Comedian Voices Fear Over Ghetto Culture
The claims were made by one of Birmingham’s most prolific celebrities. Jasper Carrot has called on ethnic minorities to put the city and the country ahead of their community, before it is too late.
The comedian, who was born in Acocks Green and still lives on the outskirts of the city, explained how he could see a distinctive change in the city he grew up in.
“No longer is it a place where all minorities get on, but one where the Trojan Horse schools row is an example of how there has been a cultural shift.”
The 69-year-old said, “Ten years ago we didn’t have racial problems in Birmingham because different communities have always got on.”
“The racial harmony in Birmingham has always been remarkable.

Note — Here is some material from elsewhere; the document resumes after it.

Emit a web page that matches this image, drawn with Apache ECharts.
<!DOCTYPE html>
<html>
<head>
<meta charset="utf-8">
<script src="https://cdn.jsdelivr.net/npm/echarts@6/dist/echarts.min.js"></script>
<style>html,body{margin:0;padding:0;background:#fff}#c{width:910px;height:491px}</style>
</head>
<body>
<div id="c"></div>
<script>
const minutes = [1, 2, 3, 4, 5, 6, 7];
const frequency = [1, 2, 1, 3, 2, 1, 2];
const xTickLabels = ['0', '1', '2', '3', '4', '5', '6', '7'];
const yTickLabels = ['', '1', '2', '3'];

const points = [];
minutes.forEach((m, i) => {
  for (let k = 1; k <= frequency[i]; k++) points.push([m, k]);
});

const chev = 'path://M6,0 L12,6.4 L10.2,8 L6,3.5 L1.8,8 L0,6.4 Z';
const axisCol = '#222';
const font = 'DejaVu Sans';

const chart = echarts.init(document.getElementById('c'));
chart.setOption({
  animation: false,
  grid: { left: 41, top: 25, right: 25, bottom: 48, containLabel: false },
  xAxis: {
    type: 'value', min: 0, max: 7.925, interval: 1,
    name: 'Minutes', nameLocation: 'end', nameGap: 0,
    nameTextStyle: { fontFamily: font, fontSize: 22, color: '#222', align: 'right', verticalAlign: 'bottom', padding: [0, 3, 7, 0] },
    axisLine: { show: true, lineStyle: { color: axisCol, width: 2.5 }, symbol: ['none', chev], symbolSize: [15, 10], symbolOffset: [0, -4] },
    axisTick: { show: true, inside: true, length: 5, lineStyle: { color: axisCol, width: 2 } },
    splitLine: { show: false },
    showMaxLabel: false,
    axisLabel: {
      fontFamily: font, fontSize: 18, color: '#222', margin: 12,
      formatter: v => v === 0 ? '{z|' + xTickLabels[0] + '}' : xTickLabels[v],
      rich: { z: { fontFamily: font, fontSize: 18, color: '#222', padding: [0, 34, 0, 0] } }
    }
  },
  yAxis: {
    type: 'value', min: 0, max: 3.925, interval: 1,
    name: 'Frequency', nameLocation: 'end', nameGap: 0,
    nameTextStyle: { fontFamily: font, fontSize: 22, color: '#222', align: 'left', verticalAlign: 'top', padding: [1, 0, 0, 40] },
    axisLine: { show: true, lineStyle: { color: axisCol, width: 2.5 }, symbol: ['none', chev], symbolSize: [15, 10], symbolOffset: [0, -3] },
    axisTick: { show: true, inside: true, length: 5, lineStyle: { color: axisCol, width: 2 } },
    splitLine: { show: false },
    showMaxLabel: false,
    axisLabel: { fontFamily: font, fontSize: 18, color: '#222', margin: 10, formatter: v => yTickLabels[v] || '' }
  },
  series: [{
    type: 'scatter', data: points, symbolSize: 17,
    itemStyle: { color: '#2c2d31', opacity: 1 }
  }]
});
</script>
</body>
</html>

I am starting to see that change now, which is very sad.”
“Communities are becoming more enclosed in themselves.”
“Muslims are going into Muslim areas; Hindus into Hindu areas; Sikhs into Sikh areas and Somalians into Somali areas.”
“If we are not careful, the city might start to get ghettoised. That’s the great danger.”
” I believe that this is a thorny issue that must be nipped in the bud.”
“We have to work so hard to prevent that, and have only good relationships in communities,” he said.
“Otherwise, you have the hesitancy of people worrying where they are going, and who they are.”
“The Trojan Horse thing has been around, but has never come to the fore until recently.”
“It’s human nature to want to be with your own kind, but 16 to 20-year-olds can be very passionate.”
“If children are taught different values, there will be problems later in life.”
“Your education has to start with the values of the country.”
Recalling how he had his stag do many years ago at the old Padmar restaurant on Broad Street, Jasper said, “Before I was married, I always used to go there if I’d driven back from a gig in Liverpool or somewhere.”
“I used to eat with the staff in the kitchen and learned about the formation of Bangladesh and Pakistan.”
“That was the first time I got involved with the Asian community. It was a privilege.”